Encore une fois, la tentative fut un échec, puisque ce dernier se rapprochera rapidement de la rédaction. Jugé trop complaisant, il est donc remplacé par Jean-Louis Valentin fin mai.

 

Un délit d’opinion

Il est reproché à Geoffroy Lejeune la droitisation du journal, laquelle a sans doute pourtant rapporté davantage qu’elle n’a coûté à Valeurs actuelles.

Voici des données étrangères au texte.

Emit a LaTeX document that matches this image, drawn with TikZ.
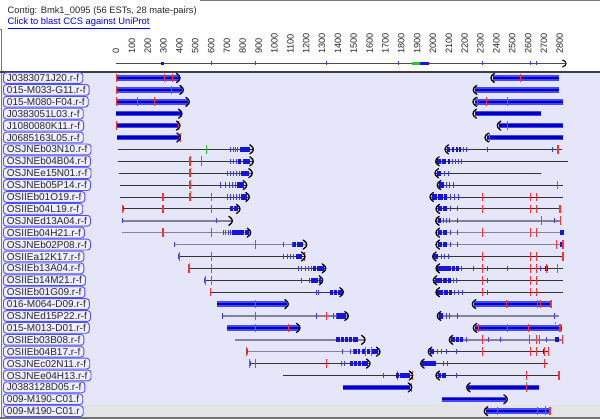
\documentclass[tikz,border=0pt]{standalone}
\usepackage{fontspec}
\setmainfont{Liberation Sans}
\definecolor{lav}{RGB}{230,230,250}
\definecolor{lastrow}{RGB}{228,228,230}
\definecolor{lblblue}{RGB}{80,80,255}
\definecolor{lblfill}{RGB}{238,238,252}
\definecolor{txtgray}{RGB}{40,40,40}
\definecolor{linkblue}{RGB}{0,0,230}
\definecolor{barblue}{RGB}{70,70,255}
\definecolor{coreblue}{RGB}{0,0,190}
\definecolor{blkblue}{RGB}{20,20,220}
\definecolor{tickblue}{RGB}{60,60,240}
\definecolor{mmred}{RGB}{255,50,50}
\definecolor{mmgreen}{RGB}{40,200,40}
\definecolor{framegray}{RGB}{120,120,120}
\tikzset{
  lbl/.style={draw=lblblue, line width=0.9pt, rounded corners=3pt, fill=lblfill, text=txtgray,
    font=\fontsize{10}{11}\selectfont, inner xsep=3.5pt, inner ysep=0pt, minimum height=10.8pt, anchor=west},
  rlab/.style={rotate=90, anchor=west, inner sep=0pt, text=txtgray, font=\fontsize{9.2}{10}\selectfont},
  thickbar/.style={line width=5.5pt, draw=barblue},
  thickcore/.style={line width=2.4pt, draw=coreblue},
  thinbar/.style={line width=0.9pt, draw=black!80},
  graybar/.style={line width=1.6pt, draw={rgb,255:red,130;green,130;blue,150}},
  blkfill/.style={fill=blkblue},
  btick/.style={line width=1pt, draw=tickblue},
  redtick/.style={line width=0.9pt, draw=mmred},
  grncap/.style={line width=1pt, draw=mmgreen},
  chev/.style={line width=1.3pt, draw=black, line cap=round, line join=round}
}
\newcommand{\fwdhead}[1]{\draw[chev] ({#1-3.5},-4.5) .. controls ({#1-0.3},-2) .. (#1,0) .. controls ({#1-0.3},2) .. ({#1-3.5},4.5);}
\newcommand{\revhead}[1]{\draw[chev] ({#1+3.5},-4.5) .. controls ({#1+0.3},-2) .. (#1,0) .. controls ({#1+0.3},2) .. ({#1+3.5},4.5);}
\newcommand{\thickread}[2]{\draw[thickbar] (#1,0) -- (#2,0); \draw[thickcore] (#1,0) -- (#2,0);}
\newcommand{\thinread}[2]{\draw[thinbar] (#1,0) -- (#2,0);}
\newcommand{\grayread}[2]{\draw[graybar] (#1,0) -- (#2,0);}
\newcommand{\blocks}[1]{\foreach \a/\b in {#1} {\fill[blkfill] (\a,-2.6) rectangle (\b,2.6);}}
\newcommand{\bticks}[1]{\foreach \a in {#1} {\draw[btick] (\a,-2.6) -- (\a,2.6);}}
\newcommand{\reds}[1]{\foreach \a in {#1} {\draw[redtick] (\a,-4.3) -- (\a,4.3);}}
\newcommand{\Reds}[1]{\foreach \a in {#1} {\draw[redtick, line width=2pt] (\a,-4.3) -- (\a,4.3);}}
\newcommand{\greens}[1]{\foreach \a in {#1} {\draw[grncap] (\a,-5.5) -- (\a,-3.8);}}
\newcommand{\track}[2]{\begin{scope}[shift={(0,#1)}]#2\end{scope}}
\begin{document}
\begin{tikzpicture}[x=1pt, y=-1pt]
  \useasboundingbox (0,0) rectangle (600,419);
  \fill[white] (0,0) rectangle (600,72);
  \fill[lav] (1.5,72.5) rectangle (600,405.5);
  \fill[lastrow] (1.5,405.5) rectangle (600,416.8);
  \draw[framegray, line width=1pt] (200,1) -- (600,1);
  \draw[framegray, line width=1pt] (0,29.5) -- (1.5,29.5) -- (1.5,417);
  \draw[black!75, line width=1.2pt] (0,72) -- (600,72);
  \draw[black!55, line width=1.5pt] (0,417.8) -- (600,417.8);
  % header
  \node[anchor=west, inner sep=0pt, text=txtgray, font=\fontsize{9.35}{10}\selectfont] (title) at (7.5,11) {Contig: Bmk1\_0095 (56 ESTs, 28 mate-pairs)};
  \node[anchor=west, inner sep=0pt, text=linkblue, font=\fontsize{9.35}{10}\selectfont] (blast) at (7.5,23) {\underline{Click to blast CCS against UniProt}};
  % ruler
  \foreach \k in {0,...,28} {
    \pgfmathtruncatemacro\v{\k*100}
    \node[rlab] (t\k) at ({116+\k*15.85},54) {\v};
  }
  \draw[black!70, line width=0.9pt] (116,63.5) -- (565,63.5);
  \draw[chev, line width=1.1pt] (562.5,60) .. controls (565.8,61.8) .. (566,63.5) .. controls (565.8,65.2) .. (562.5,67);
  \foreach \a in {211,255,326.7,398,482,530,536} {\draw[btick] (\a,61.5) -- (\a,65.5);}
  \fill[blkblue] (161,61.8) rectangle (163.5,65.2);
  \fill[mmgreen] (412,61.8) rectangle (420,65.3);
  \fill[blkblue] (420,61.8) rectangle (429,65.3);
  % labels
  \foreach \n/\t in {1/J0383071J20.r-f, 2/015-M033-G11.r-f, 3/015-M080-F04.r-f, 4/J0383051L03.r-f,
      5/J1080080K11.r-f, 6/J0685163L05.r-f, 7/OSJNEb03N10.r-f, 8/OSJNEb04B04.r-f, 9/OSJNEe15N01.r-f,
      10/OSJNEb05P14.r-f, 11/OSIIEb01O19.r-f, 12/OSIIEb04L19.r-f, 13/OSJNEd13A04.r-f, 14/OSIIEb04H21.r-f,
      15/OSJNEb02P08.r-f, 16/OSIIEa12K17.r-f, 17/OSIIEb13A04.r-f, 18/OSIIEb14M21.r-f, 19/OSIIEb01G09.r-f,
      20/016-M064-D09.r-f, 21/OSJNEd15P22.r-f, 22/015-M013-D01.r-f, 23/OSIIEb03B08.r-f, 24/OSIIEb04B17.r-f,
      25/OSJNEc02N11.r-f, 26/OSJNEe04H13.r-f, 27/J0383128D05.r-f, 28/009-M190-C01.f, 29/009-M190-C01.r} {
    \node[lbl] (l\n) at (3,{78+(\n-1)*11.9}) {\t};
  }
  % reads
  \track{78.0}{\thickread{116}{178.5}\reds{116,164.7,172.3}\fwdhead{180}
    \thickread{492.5}{559.3}\reds{520.3}\revhead{491}}
  \track{89.9}{\thickread{116}{182}\reds{116,171}\fwdhead{183.3}
    \thickread{474.8}{559.3}\revhead{473.3}}
  \track{101.8}{\thickread{116}{188}\reds{116,137.7,154}\fwdhead{189.3}
    \thickread{474.5}{562.7}\reds{477.7,486.7,507.3}\revhead{473}}
  \track{113.7}{\thickread{116}{180.5}\fwdhead{182}
    \thickread{474.5}{540.7}\revhead{473}}
  \track{125.6}{\thickread{116}{178.5}\reds{116,178}\fwdhead{180}
    \thickread{498.8}{562.7}\reds{507.3}\revhead{497.3}}
  \track{137.5}{\thickread{117}{179}\reds{180}\fwdhead{180.3}
    \thickread{486.5}{562.7}\reds{489}\revhead{485}}
  \track{149.4}{\thinread{118.3}{253}\draw[grncap] (206.7,-4.3) -- (206.7,4.3);
    \bticks{230,233.3,235.7,237.7}\blocks{240/250}\greens{250}\fwdhead{253.3}
    \thinread{445}{561.7}\blocks{447/450,451.5/454,455.5/457.5,459/461}\bticks{463,466.5,487.7,552.3}
    \Reds{557.7}\revhead{445}}
  \track{161.3}{\thinread{118}{253}\Reds{190}\reds{201.7}\greens{190,201.7}
    \bticks{230,233,236}\blocks{238/241,243/250}\fwdhead{253.3}
    \thinread{435.7}{567.7}\blocks{437/441,442/446,447.5/450}\bticks{452,455,458,461.7}\revhead{435.7}}
  \track{173.2}{\thinread{119}{252}\Reds{190}\greens{190}
    \bticks{227,230,233,236,239}\blocks{241/249}\fwdhead{252.3}
    \thinread{435}{540.7}\blocks{437/441}\bticks{444,448.3}\revhead{435}}
  \track{185.1}{\thinread{120}{246.5}\Reds{190}\greens{190}
    \bticks{220,225,229,232,235}\blocks{237/244}\fwdhead{246.7}
    \thinread{437.3}{563.3}\blocks{439/444}\bticks{446,449,453.3}\reds{557.3}\revhead{437.3}}
  \track{197.0}{\thinread{120}{249}\Reds{162.7,190}\greens{190}\reds{211}
    \bticks{227,230,233,236,239}\blocks{241/247}\fwdhead{249.3}
    \thinread{430}{562.7}\blocks{432/437,438/443,444/447}\bticks{450,454,458.3}\reds{482.7,530,536}\revhead{430}}
  \track{208.9}{\thinread{121.7}{239.5}\bticks{123}\reds{122.7}\Reds{162.7}\reds{211}
    \blocks{230/233,234/238}\fwdhead{240}
    \thinread{436}{560}\blocks{438/442,443/447}\bticks{450,457.3}\reds{482.7,530,536}\Reds{560}\revhead{436}}
  \track{220.8}{\grayread{122}{232}\bticks{122.5,216.7}\fwdhead{232.3}
    \grayread{435.7}{561}\blocks{438/441}\bticks{443,446,449,457.3,541.7,554}\reds{541.7,560}\revhead{435.7}}
  \track{232.7}{\grayread{121.7}{250.5}\Reds{162.7}\reds{211}
    \bticks{223,225.5,228,230}\blocks{232/244,245/249}\fwdhead{250.7}
    \grayread{436}{562}\blocks{438/442,443/447,560/564}\bticks{450,457.3}\reds{482.7,530,536}\revhead{436}}
  \track{244.6}{\grayread{174}{306.5}\bticks{174.5,283.3,292}\reds{255}\blocks{293/296,297/303}\fwdhead{306.7}
    \grayread{436}{563}\blocks{438/442,443/447,560/564}\bticks{450,457.3,556.7}\reds{556.7}\Reds{563}\revhead{436}}
  \track{256.5}{\thinread{178}{304.8}\bticks{178.5}\reds{179,211,304}
    \bticks{283.3,287,290,293.3}\blocks{296/302}\fwdhead{305}
    \thinread{432.7}{562.7}\blocks{434/438}\bticks{441,444,448.3}\reds{482.7,530,536}\Reds{562.7}\revhead{432.7}}
  \track{268.4}{\thinread{189.3}{325.5}\Reds{189.3}\greens{189.3}\reds{211}
    \bticks{298,301,305,308,311}\blocks{313/316,317/324}\fwdhead{325.7}
    \thinread{436}{562.7}\blocks{437/451,452/455,456/459,545/548}\bticks{461.7,473.3,487.7,507.3,540,557.3}
    \reds{482.7,530,536,546.7,557.3}\revhead{436}}
  \track{280.3}{\thinread{204}{322.5}\bticks{204}\reds{205,211}
    \bticks{301.7,309}\blocks{311/318,319/321}\fwdhead{322.7}
    \thinread{433.3}{562.7}\blocks{435/442,443/447,448/451}\bticks{453.3,456.7,487.7}\reds{482.7,530,536}\revhead{433.3}}
  \track{292.2}{\thinread{210.7}{343}\reds{210.7}\bticks{316.7,318.3}\blocks{330/333,334/337,338/342}\fwdhead{343.3}
    \thinread{436}{562.7}\blocks{437/443,444/448,449/452}\bticks{454.5,458,462.3,487.7}\reds{482.7,530,536}\revhead{436}}
  \track{304.1}{\thickread{216.7}{287}\reds{255}\fwdhead{288.3}
    \thickread{473.8}{551.7}\reds{506,537.3,540.7}\Reds{550.7}\revhead{472.3}}
  \track{316.0}{\grayread{221.7}{348}\bticks{222,316,333.3,336}\reds{255,326.7}\blocks{337/346}\fwdhead{348.3}
    \grayread{437.3}{559.3}\blocks{439/443}\bticks{446,449,457.3,554}\revhead{437.3}}
  \track{327.9}{\thickread{226.7}{298.5}\reds{255,288.3}\fwdhead{300}
    \thickread{474.8}{561.7}\reds{478.3,507.3,528.3}\Reds{560}\greens{555}\revhead{473.3}}
  \track{339.8}{\grayread{235}{364.8}\blocks{336/340,341/344,345/348,349/352,353/358.3}\fwdhead{365}
    \grayread{449.3}{563}\blocks{451/455,456/459,460/463,555/559}\bticks{466.7,488.3,500,529.3,546}
    \reds{482.7,529.3,536,539.3,562.7}\revhead{449.3}}
  \track{351.7}{\grayread{246.7}{379.8}\bticks{247,342.7,350,353}\reds{246.7}
    \blocks{354/357,358/360,362/365,367/370,372/378}\reds{365,371}\fwdhead{380}
    \thinread{428.3}{549.3}\blocks{430/434,543/545}\bticks{437,441,446.7,456.7}\reds{482.7,530,536,544,548.3}\revhead{428.3}}
  \track{363.6}{\thinread{249.3}{369.8}\bticks{250,341.7,344}\reds{249.3,255,326.7}
    \blocks{350/353,354/357,358/361,362/368}\fwdhead{370}
    \thinread{420.7}{548.3}\blocks{422/436}\bticks{443.3,447.3,544}\reds{544}\revhead{420.7}}
  \track{375.5}{\thinread{282.7}{412.5}\bticks{383.3}\reds{397.7,412.5}\blocks{396/399,400/410}\fwdhead{412.7}
    \thinread{436}{559.3}\blocks{438/441,442/446}\bticks{456.7}\reds{526}\Reds{559.3}\revhead{436}}
  \track{387.4}{\thickread{342.7}{410.3}\reds{411.7}\fwdhead{411.7}
    \thickread{468.2}{539.3}\reds{526}\greens{526}\revhead{466.7}}
  \track{399.3}{\thickread{441.7}{506}\fwdhead{507.3}}
  \track{411.2}{\thickread{485.8}{550}\reds{497.3,537.3,545}\Reds{550}\greens{545}\revhead{484.3}}
\end{tikzpicture}
\end{document}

En novembre, l’hebdomadaire était condamné en appel à 1000 euros d’amende avec sursis pour injure publique à caractère raciste après la parution d’une fiction imaginant le voyage de la députée LFI Danielle Obono au temps du commerce triangulaire d’esclaves.

Cette condamnation pour un délit d’opinion fait suite à plusieurs autres, déjà advenues du temps d’Yves de Kerdrel, directeur de la publication jusqu’en 2018, allant d’une représentation voilée de Marianne à un dossier consacré aux Roms intitulé « Roms, l’overdose », le 22 août 2013.

Plus récemment, Valeurs Actuelles s’est illustré par des entrevues de manifestants nationalistes et royalistes.

Ce positionnement s’accompagne toutefois d’une augmentation des ventes et d’un rajeunissement du lectorat du magazine.

Entre 2012 et 2017, sans discontinuer, Valeurs Actuelles a reçu plusieurs étoiles à l’Alliance pour les chiffres de la presse et des médias (ACPM), récompensant les titres de presse les mieux vendus.

 

La guerre des droites aura bien lieu

À la manière d’une guerre froide, la bataille qui se joue chez Valeurs Actuelles semble être une projection d’une guerre entre LR et Reconquête. Le second, qui a préempté la plupart des grands médias de droite (Cnews et Europe 1 en tête) se voit disputer ces prises de guerre, étant entendu que l’information fait l’opinion.

Bien heureux sera celui qui pourra dire quel camp l’emportera dans ce qui s’apparente déjà à une guerre des droites entre proches d’Éric Ciotti et proches d’Éric Zemmour.

Il y a fort à parier que, compte tenu du soutien de la rédaction de Valeurs Actuelles à son directeur, la guerre s’annonce rude.